Fintech is also thriving in emerging markets. Could you share some insights, preferably from your experience, about those?
I can definitely draw from experience here because I spent a lot of time in emerging markets. Personally, I am very excited about fintech in emerging markets, particularly in Africa and Latin America.
While in more established markets this might not be possible, in emerging economies there are still opportunities to go ‘from 0 to 1’ by creating products catering to problems that are currently not addressed in any way, thereby impacting a vast number of people.

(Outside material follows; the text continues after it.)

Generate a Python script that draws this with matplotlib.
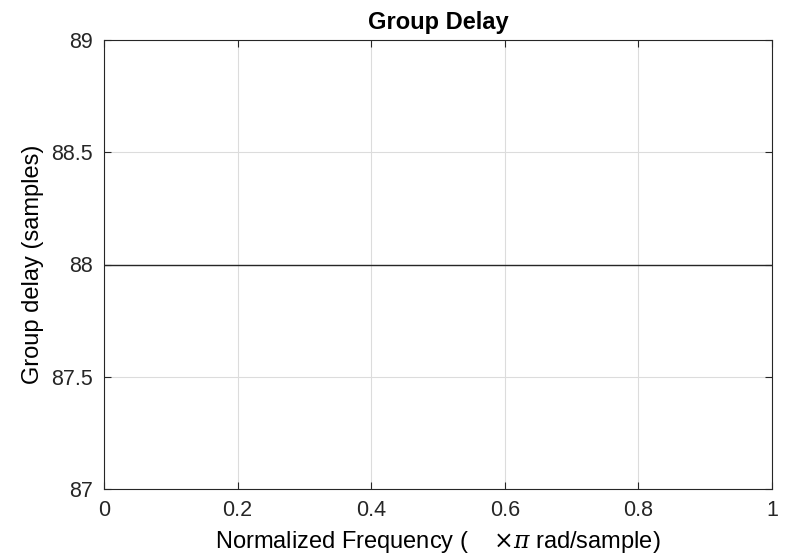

Since users usually don’t have access to any type of financial services, it’s natural that once a product reaches market fit, companies scale to other verticals and cross-sell to its existing user base – thereby creating powerful network effects and economies of scale.
Penetration of traditional banking and insurance services is typically low for various reasons — mostly because of physical access and cost — while mobile adoption is rapidly increasing.
The lack of solutions coupled with ease of access to unserved customers, easily reached from mobile positively, affects CAC (cost of acquisition) and LTV (lifetime value), allowing companies to scale much faster than in established markets.
The quickest growth in a company I’ve ever seen was an African mobile wallet provider that allowed users to move money freely between peers across borders. Up until the emergence of the platform, Africa was the most expensive place in the world for remittances, and there was no solution for solving that problem.
We are stoked to have had the chance to invest in fintech leaders in Africa and South America and will continue to seek exposure to such markets.